◆ SHORT TASK: Every line of the listing must be reproduced as it stands. Leave the images behind.

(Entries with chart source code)
+ + + + + + +

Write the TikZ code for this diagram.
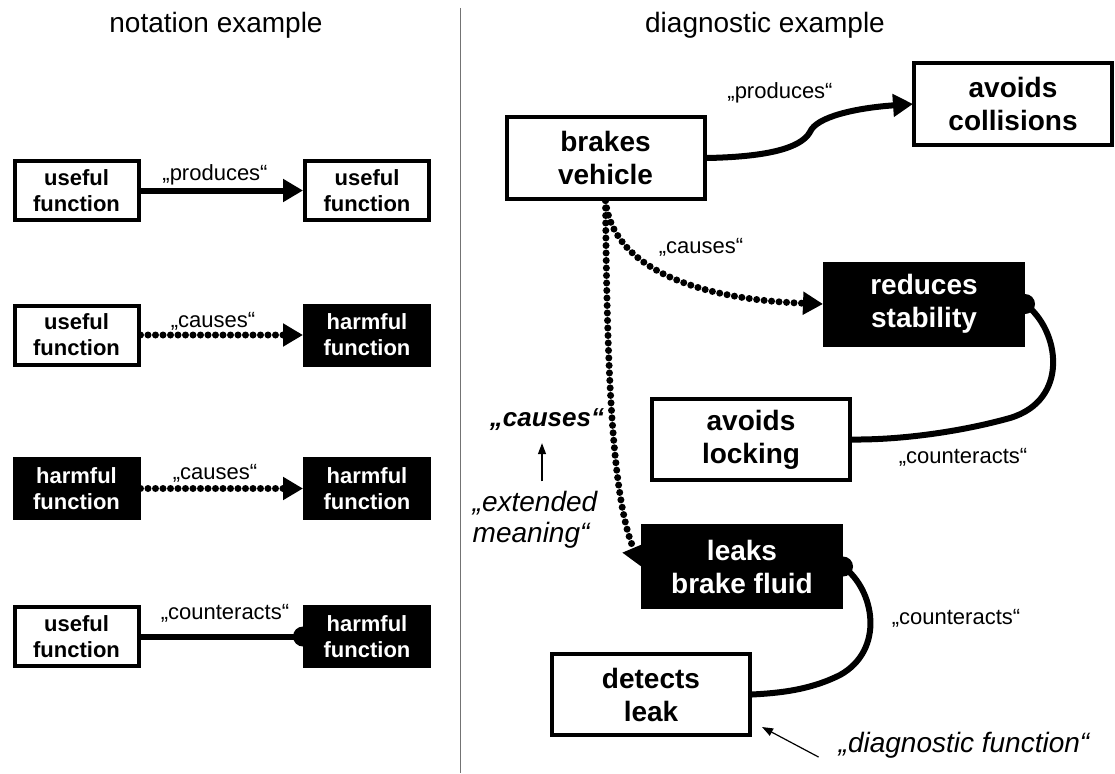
\documentclass[tikz,border=0pt]{standalone}
\usepackage{fontspec}
\setmainfont{Liberation Sans}
\usetikzlibrary{arrows.meta}
\begin{document}
\begin{tikzpicture}[x=1pt,y=-1pt,
  fn/.style={line width=4pt, align=center, inner sep=0pt,
    font=\bfseries\fontsize{22}{26}\selectfont,
    minimum width=124pt, minimum height=59pt},
  useful/.style={fn, draw=black, fill=white},
  harmful/.style={fn, draw=black, fill=black, text=white},
  bigfn/.style={font=\bfseries\fontsize{28}{33}\selectfont,
    minimum width=198pt, minimum height=81pt},
  rel/.style={font=\fontsize{22}{26}\selectfont, inner sep=0pt},
  head/.style={font=\fontsize{28}{33}\selectfont, inner sep=0pt},
  note/.style={font=\itshape\fontsize{28}{31}\selectfont, inner sep=0pt, align=left},
  produces/.style={line width=6pt, -{Triangle[length=20pt,width=22pt]}},
  causes/.style={line width=7pt, line cap=round, dash pattern=on 0pt off 7.5pt,
    -{Triangle[length=20pt,width=22pt]}},
  counteracts/.style={line width=6pt},
  pointer/.style={line width=1.2pt, -{Triangle[length=11pt,width=8pt]}},
]
\useasboundingbox (0,0) rectangle (1115,773);

% panel titles and divider
\node[head] (t1) at (216,25) {notation example};
\node[head] (t2) at (765,25) {diagnostic example};
\draw[black!55, line width=1pt] (460,8) -- (460,773);

% ---------- notation example ----------
\node[useful]  (a1) at (76.5,190.5) {useful\\function};
\node[useful]  (b1) at (367,190.5)  {useful\\function};
\node[useful]  (a2) at (76.5,335)   {useful\\function};
\node[harmful] (b2) at (367,335)    {harmful\\function};
\node[harmful] (a3) at (76.5,488.5) {harmful\\function};
\node[harmful] (b3) at (367,488.5)  {harmful\\function};
\node[useful]  (a4) at (76.5,636.5) {useful\\function};
\node[harmful] (b4) at (367,636.5)  {harmful\\function};

\draw[produces] (a1.east) -- (b1.west);
\draw[causes] (a2.east) -- (b2.west);
\draw[causes] (a3.east) -- (b3.west);
\draw[counteracts] (a4.east) -- (b4.west);
\fill (b4.west) circle (10pt);

\node[rel] (r1) at (215,175) {„produces“};
\node[rel] (r2) at (213,321) {„causes“};
\node[rel] (r3) at (215,473) {„causes“};
\node[rel] (r4) at (225,613) {„counteracts“};

% ---------- diagnostic example ----------
\draw[produces] (605.5,158) ++(101.5,0)
  .. controls (760,157) and (800,150) .. (810,132)
  .. controls (816,117) and (855,108) .. (913,104);

\node[useful,bigfn]  (bv) at (605.5,158) {brakes\\vehicle};
\node[useful,bigfn]  (ac) at (1013,104)  {avoids\\collisions};
\node[harmful,bigfn] (rs) at (924,304)   {reduces\\stability};
\node[useful,bigfn]  (al) at (751,439.5) {avoids\\locking};
\node[harmful,bigfn] (lb) at (742,566.5) {leaks\\brake fluid};
\node[useful,bigfn]  (dl) at (651,694.5) {detects\\leak};

\draw[causes] (bv.south) .. controls (612,265) and (690,299) .. (rs.west);
\draw[causes] (bv.south) .. controls (607,380) and (613,500) .. (lb.west);

\draw[counteracts] (rs.east) .. controls (1060,330) and (1070,400) .. (1010,418)
  .. controls (960,432) and (900,440) .. (al.east);
\fill (rs.east) circle (10pt);
\draw[counteracts] (lb.east) .. controls (875,590) and (885,650) .. (840,675)
  .. controls (810,690) and (780,693) .. (dl.east);
\fill (lb.east) circle (10pt);

\node[rel] (d1) at (780,93)  {„produces“};
\node[rel] (d2) at (701,247) {„causes“};
\node[rel] (d3) at (963,457) {„counteracts“};
\node[rel] (d4) at (956,618) {„counteracts“};

\node[font=\bfseries\itshape\fontsize{26}{30}\selectfont, inner sep=0pt] (cz) at (547,420) {„causes“};
\node[note] (ext) at (535,520) {„extended\\meaning“};
\draw[pointer, shorten <=10pt, shorten >=12pt] ([xshift=7pt]ext.north) -- ([xshift=-5pt]cz.south);

\node[note] (df) at (964,745) {„diagnostic function“};
\draw[pointer] ([shift={(-20pt,-12pt)}]df.west) -- ([shift={(10pt,10pt)}]dl.south east);
\end{tikzpicture}
\end{document}
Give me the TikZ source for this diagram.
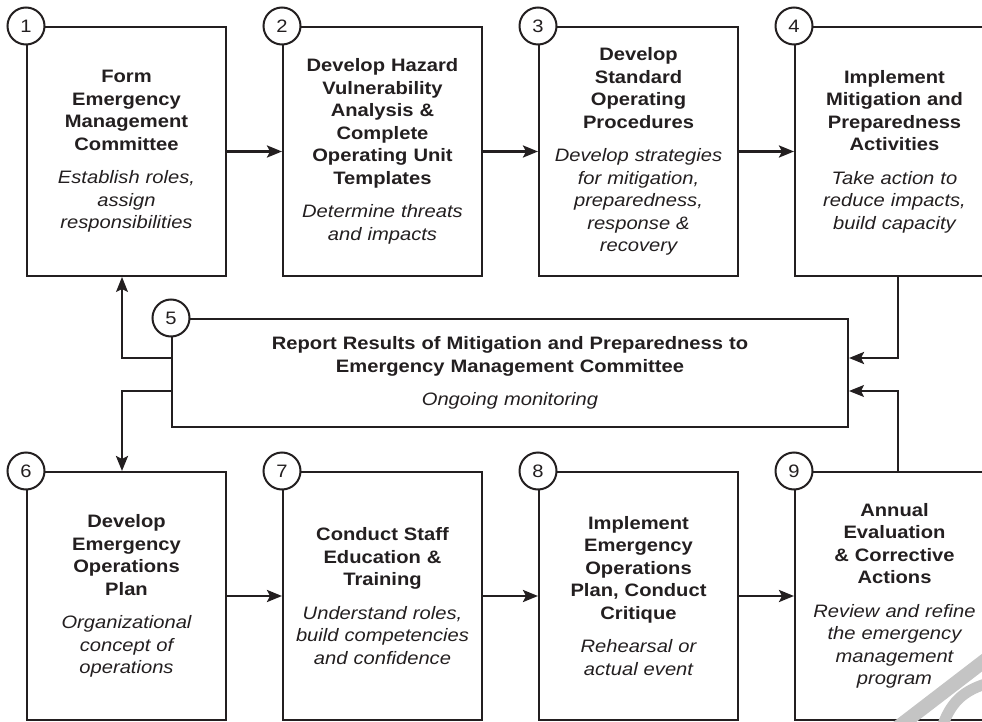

+ + + + + + +

◆ TASK SOLUTION:
Write the TikZ code for this diagram.
\documentclass[tikz,border=0pt]{standalone}
\usepackage{fontspec}
\setmainfont{Liberation Sans}
\usetikzlibrary{arrows.meta}
\begin{document}
\begin{tikzpicture}[x=1pt,y=-1pt,
  fn/.style={line width=4pt, align=center, inner sep=0pt,
    font=\bfseries\fontsize{22}{26}\selectfont,
    minimum width=124pt, minimum height=59pt},
  useful/.style={fn, draw=black, fill=white},
  harmful/.style={fn, draw=black, fill=black, text=white},
  bigfn/.style={font=\bfseries\fontsize{28}{33}\selectfont,
    minimum width=198pt, minimum height=81pt},
  rel/.style={font=\fontsize{22}{26}\selectfont, inner sep=0pt},
  head/.style={font=\fontsize{28}{33}\selectfont, inner sep=0pt},
  note/.style={font=\itshape\fontsize{28}{31}\selectfont, inner sep=0pt, align=left},
  produces/.style={line width=6pt, -{Triangle[length=20pt,width=22pt]}},
  causes/.style={line width=7pt, line cap=round, dash pattern=on 0pt off 7.5pt,
    -{Triangle[length=20pt,width=22pt]}},
  counteracts/.style={line width=6pt},
  pointer/.style={line width=1.2pt, -{Triangle[length=11pt,width=8pt]}},
]
\useasboundingbox (0,0) rectangle (1115,773);

% panel titles and divider
\node[head] (t1) at (216,25) {notation example};
\node[head] (t2) at (765,25) {diagnostic example};
\draw[black!55, line width=1pt] (460,8) -- (460,773);

% ---------- notation example ----------
\node[useful]  (a1) at (76.5,190.5) {useful\\function};
\node[useful]  (b1) at (367,190.5)  {useful\\function};
\node[useful]  (a2) at (76.5,335)   {useful\\function};
\node[harmful] (b2) at (367,335)    {harmful\\function};
\node[harmful] (a3) at (76.5,488.5) {harmful\\function};
\node[harmful] (b3) at (367,488.5)  {harmful\\function};
\node[useful]  (a4) at (76.5,636.5) {useful\\function};
\node[harmful] (b4) at (367,636.5)  {harmful\\function};

\draw[produces] (a1.east) -- (b1.west);
\draw[causes] (a2.east) -- (b2.west);
\draw[causes] (a3.east) -- (b3.west);
\draw[counteracts] (a4.east) -- (b4.west);
\fill (b4.west) circle (10pt);

\node[rel] (r1) at (215,175) {„produces“};
\node[rel] (r2) at (213,321) {„causes“};
\node[rel] (r3) at (215,473) {„causes“};
\node[rel] (r4) at (225,613) {„counteracts“};

% ---------- diagnostic example ----------
\draw[produces] (605.5,158) ++(101.5,0)
  .. controls (760,157) and (800,150) .. (810,132)
  .. controls (816,117) and (855,108) .. (913,104);

\node[useful,bigfn]  (bv) at (605.5,158) {brakes\\vehicle};
\node[useful,bigfn]  (ac) at (1013,104)  {avoids\\collisions};
\node[harmful,bigfn] (rs) at (924,304)   {reduces\\stability};
\node[useful,bigfn]  (al) at (751,439.5) {avoids\\locking};
\node[harmful,bigfn] (lb) at (742,566.5) {leaks\\brake fluid};
\node[useful,bigfn]  (dl) at (651,694.5) {detects\\leak};

\draw[causes] (bv.south) .. controls (612,265) and (690,299) .. (rs.west);
\draw[causes] (bv.south) .. controls (607,380) and (613,500) .. (lb.west);

\draw[counteracts] (rs.east) .. controls (1060,330) and (1070,400) .. (1010,418)
  .. controls (960,432) and (900,440) .. (al.east);
\fill (rs.east) circle (10pt);
\draw[counteracts] (lb.east) .. controls (875,590) and (885,650) .. (840,675)
  .. controls (810,690) and (780,693) .. (dl.east);
\fill (lb.east) circle (10pt);

\node[rel] (d1) at (780,93)  {„produces“};
\node[rel] (d2) at (701,247) {„causes“};
\node[rel] (d3) at (963,457) {„counteracts“};
\node[rel] (d4) at (956,618) {„counteracts“};

\node[font=\bfseries\itshape\fontsize{26}{30}\selectfont, inner sep=0pt] (cz) at (547,420) {„causes“};
\node[note] (ext) at (535,520) {„extended\\meaning“};
\draw[pointer, shorten <=10pt, shorten >=12pt] ([xshift=7pt]ext.north) -- ([xshift=-5pt]cz.south);

\node[note] (df) at (964,745) {„diagnostic function“};
\draw[pointer] ([shift={(-20pt,-12pt)}]df.west) -- ([shift={(10pt,10pt)}]dl.south east);
\end{tikzpicture}
\end{document}
Give me the TikZ source for this diagram.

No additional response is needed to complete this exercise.